March 27th, 2005 ~ Posted in: Mathematics

I’m having a problem with an algebra exercise, of all things:

Define, by means of a partition, an e.r. on \Z which has, for each positive integer n, exactly one equivalence class with n elements. Describe this equivalence relation in the form ‘ x R y iff \ldots

Update:
Got it! But there has got to be an easier one…

p_1 = \{0\}
p_2 = \{-1, -2\}
p_{2n} = \{-(n^2 + n), \ldots, -n^2 + n -1 \}
p_{2n+1} = \{n^2, n^2 + 2n\}

Then P = \{p_m\}_{m \in \N} is a partition of \Z. Visually, you construct it by defining the 1 element set to contain only 0, then the sets containing odd elements cover the positive integers in increasing order, and the sets containing even elements cover the negative integers.

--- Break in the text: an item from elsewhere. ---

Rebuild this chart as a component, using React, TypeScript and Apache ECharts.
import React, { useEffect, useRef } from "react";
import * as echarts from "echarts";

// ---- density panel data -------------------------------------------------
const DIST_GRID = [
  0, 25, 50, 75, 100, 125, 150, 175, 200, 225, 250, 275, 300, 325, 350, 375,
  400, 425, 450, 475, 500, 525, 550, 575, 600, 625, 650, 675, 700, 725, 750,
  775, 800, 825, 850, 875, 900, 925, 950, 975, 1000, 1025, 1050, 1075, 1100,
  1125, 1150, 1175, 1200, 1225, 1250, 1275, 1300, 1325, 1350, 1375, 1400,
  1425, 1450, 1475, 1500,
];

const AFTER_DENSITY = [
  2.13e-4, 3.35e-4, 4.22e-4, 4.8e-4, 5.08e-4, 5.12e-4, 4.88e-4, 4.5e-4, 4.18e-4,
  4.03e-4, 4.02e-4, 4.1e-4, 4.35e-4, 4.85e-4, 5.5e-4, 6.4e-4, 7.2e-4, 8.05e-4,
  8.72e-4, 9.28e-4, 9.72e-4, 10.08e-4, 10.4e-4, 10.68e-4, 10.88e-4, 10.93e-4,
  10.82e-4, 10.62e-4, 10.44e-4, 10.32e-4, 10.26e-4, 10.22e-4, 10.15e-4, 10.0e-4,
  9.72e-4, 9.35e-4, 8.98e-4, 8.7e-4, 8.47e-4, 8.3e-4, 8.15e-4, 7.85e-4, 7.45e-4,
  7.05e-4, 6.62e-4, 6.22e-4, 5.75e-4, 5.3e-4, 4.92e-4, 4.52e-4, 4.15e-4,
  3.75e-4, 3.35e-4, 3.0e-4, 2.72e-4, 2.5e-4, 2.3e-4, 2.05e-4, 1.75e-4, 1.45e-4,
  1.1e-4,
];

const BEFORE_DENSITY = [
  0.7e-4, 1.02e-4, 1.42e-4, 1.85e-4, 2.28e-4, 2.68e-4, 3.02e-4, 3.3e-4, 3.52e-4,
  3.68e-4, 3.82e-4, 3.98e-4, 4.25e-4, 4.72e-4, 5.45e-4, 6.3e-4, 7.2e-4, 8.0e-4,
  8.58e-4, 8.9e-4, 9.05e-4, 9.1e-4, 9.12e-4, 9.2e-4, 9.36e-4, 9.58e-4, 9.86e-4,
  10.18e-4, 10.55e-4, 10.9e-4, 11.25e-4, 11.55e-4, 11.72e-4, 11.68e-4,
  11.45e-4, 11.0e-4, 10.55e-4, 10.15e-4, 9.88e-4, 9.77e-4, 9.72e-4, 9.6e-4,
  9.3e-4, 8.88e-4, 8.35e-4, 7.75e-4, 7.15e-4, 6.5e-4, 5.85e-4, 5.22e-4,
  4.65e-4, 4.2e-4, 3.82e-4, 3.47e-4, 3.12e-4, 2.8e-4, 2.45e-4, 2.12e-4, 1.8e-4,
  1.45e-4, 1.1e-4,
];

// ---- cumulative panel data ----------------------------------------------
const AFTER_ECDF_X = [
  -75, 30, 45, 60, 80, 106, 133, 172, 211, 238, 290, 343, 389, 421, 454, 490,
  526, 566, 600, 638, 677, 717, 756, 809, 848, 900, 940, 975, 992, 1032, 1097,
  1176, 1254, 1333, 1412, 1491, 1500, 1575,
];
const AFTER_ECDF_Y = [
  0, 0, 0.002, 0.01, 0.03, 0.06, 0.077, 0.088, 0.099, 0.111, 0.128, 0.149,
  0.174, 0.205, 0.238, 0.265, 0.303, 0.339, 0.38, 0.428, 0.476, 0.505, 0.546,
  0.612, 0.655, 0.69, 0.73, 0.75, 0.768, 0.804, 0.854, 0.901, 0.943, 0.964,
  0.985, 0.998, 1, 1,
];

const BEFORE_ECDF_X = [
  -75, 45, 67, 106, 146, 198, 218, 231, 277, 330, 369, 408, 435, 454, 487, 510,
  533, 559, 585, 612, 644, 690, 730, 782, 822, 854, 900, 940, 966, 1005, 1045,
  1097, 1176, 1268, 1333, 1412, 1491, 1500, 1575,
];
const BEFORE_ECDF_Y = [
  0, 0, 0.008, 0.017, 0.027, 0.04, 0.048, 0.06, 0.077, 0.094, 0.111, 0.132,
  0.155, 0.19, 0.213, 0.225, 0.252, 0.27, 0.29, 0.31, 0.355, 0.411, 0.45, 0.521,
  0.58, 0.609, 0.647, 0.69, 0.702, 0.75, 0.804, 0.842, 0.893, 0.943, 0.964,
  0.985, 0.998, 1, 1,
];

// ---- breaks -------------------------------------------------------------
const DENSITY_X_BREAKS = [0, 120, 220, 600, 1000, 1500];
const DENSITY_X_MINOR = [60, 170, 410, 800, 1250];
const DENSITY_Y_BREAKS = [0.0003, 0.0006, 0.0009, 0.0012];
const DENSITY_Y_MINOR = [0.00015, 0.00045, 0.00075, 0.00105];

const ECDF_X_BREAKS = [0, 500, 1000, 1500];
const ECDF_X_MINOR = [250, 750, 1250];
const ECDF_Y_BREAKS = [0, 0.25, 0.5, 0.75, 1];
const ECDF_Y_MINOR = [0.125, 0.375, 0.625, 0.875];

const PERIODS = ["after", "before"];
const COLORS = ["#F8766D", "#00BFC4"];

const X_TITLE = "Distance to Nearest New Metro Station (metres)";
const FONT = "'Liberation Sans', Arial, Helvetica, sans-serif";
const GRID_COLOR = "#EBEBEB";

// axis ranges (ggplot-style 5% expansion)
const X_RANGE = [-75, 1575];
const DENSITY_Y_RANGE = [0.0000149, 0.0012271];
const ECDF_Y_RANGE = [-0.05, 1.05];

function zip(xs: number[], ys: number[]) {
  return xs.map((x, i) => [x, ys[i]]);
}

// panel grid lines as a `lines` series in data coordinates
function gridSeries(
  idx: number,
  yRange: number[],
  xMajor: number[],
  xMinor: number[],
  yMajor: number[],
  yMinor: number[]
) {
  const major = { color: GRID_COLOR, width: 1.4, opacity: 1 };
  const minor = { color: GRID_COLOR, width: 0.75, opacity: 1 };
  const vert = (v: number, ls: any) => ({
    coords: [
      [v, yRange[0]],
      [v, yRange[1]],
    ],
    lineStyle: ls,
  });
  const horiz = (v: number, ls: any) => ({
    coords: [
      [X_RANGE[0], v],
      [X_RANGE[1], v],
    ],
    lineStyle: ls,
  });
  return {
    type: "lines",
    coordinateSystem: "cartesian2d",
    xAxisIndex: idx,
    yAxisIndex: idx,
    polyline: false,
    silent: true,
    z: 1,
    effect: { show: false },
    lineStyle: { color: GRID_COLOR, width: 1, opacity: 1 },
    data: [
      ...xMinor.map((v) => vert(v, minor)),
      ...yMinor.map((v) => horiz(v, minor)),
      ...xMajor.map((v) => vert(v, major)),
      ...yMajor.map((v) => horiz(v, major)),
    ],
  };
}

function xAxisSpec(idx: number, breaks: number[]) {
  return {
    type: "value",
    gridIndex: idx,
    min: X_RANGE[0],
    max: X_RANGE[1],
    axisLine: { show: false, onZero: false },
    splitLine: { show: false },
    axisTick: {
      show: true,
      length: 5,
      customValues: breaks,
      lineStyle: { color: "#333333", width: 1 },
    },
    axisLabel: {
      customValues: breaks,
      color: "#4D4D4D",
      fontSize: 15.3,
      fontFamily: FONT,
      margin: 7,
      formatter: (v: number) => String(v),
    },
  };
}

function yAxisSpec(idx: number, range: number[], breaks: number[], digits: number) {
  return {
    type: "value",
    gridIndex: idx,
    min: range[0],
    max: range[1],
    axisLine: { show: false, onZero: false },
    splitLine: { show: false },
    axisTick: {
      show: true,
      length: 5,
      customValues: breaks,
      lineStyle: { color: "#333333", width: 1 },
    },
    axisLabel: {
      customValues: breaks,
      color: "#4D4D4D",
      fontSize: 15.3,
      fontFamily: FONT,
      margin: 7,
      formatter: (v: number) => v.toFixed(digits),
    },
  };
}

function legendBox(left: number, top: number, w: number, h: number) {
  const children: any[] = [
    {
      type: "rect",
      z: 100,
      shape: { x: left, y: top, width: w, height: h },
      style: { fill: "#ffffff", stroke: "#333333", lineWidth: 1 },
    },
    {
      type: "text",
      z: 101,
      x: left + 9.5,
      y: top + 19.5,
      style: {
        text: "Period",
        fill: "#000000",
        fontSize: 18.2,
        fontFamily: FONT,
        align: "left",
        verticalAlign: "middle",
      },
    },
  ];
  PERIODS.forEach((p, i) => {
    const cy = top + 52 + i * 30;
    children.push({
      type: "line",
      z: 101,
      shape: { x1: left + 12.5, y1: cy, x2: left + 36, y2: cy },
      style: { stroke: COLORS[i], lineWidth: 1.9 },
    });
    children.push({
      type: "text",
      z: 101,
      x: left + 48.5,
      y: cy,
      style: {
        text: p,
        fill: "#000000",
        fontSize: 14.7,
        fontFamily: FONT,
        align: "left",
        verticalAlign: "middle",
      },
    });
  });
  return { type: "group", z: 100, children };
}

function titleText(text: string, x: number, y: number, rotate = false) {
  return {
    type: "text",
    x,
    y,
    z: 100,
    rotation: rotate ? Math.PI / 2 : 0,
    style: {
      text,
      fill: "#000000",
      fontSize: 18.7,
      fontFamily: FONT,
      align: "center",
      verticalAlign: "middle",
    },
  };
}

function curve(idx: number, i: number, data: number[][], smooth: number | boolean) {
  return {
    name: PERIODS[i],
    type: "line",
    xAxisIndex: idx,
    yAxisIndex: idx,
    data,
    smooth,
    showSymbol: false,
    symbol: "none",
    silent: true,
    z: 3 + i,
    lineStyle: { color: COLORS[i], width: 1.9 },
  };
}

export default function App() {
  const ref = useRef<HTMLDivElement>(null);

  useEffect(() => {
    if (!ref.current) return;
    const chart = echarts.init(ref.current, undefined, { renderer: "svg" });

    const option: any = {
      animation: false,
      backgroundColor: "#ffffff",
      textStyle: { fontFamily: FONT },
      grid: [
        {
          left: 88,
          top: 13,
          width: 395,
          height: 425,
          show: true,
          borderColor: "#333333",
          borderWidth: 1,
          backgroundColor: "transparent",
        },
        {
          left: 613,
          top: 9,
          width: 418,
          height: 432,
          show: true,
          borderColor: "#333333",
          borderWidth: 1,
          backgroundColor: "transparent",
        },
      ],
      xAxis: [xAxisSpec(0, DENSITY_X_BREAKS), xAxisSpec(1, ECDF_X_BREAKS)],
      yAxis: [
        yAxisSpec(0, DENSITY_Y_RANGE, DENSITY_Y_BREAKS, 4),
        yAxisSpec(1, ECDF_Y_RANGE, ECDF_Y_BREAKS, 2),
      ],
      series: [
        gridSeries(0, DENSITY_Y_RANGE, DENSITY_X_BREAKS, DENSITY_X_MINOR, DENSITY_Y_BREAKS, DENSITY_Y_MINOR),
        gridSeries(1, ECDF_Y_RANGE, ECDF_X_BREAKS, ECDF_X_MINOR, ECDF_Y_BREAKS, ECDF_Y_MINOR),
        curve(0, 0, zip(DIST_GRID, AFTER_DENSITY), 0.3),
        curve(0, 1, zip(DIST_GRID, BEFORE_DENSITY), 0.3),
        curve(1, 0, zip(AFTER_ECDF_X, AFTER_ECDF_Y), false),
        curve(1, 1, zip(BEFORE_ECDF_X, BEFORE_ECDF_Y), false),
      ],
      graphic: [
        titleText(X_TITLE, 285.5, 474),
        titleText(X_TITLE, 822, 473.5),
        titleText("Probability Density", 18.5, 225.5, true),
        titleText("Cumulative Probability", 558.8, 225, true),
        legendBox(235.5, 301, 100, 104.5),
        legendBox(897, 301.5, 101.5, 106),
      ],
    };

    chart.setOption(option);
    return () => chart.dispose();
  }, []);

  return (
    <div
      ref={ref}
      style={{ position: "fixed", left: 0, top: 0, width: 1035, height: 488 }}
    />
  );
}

So:
 p_2 = \{-1, -2\} \quad p_3 = \{1, 2, 3\} \quad p_4 = \{-3, -4, -5, -6\} \quad p_5 = \{4, 5, 6,7,8\}

Is there a simpler one? Since I did this assignment a whole two days before it’s due, I have time to pick some smarter people’s brains tomorrow.

Update again;

Turns out I misread the homework assignment: that problem wasn’t assigned after all.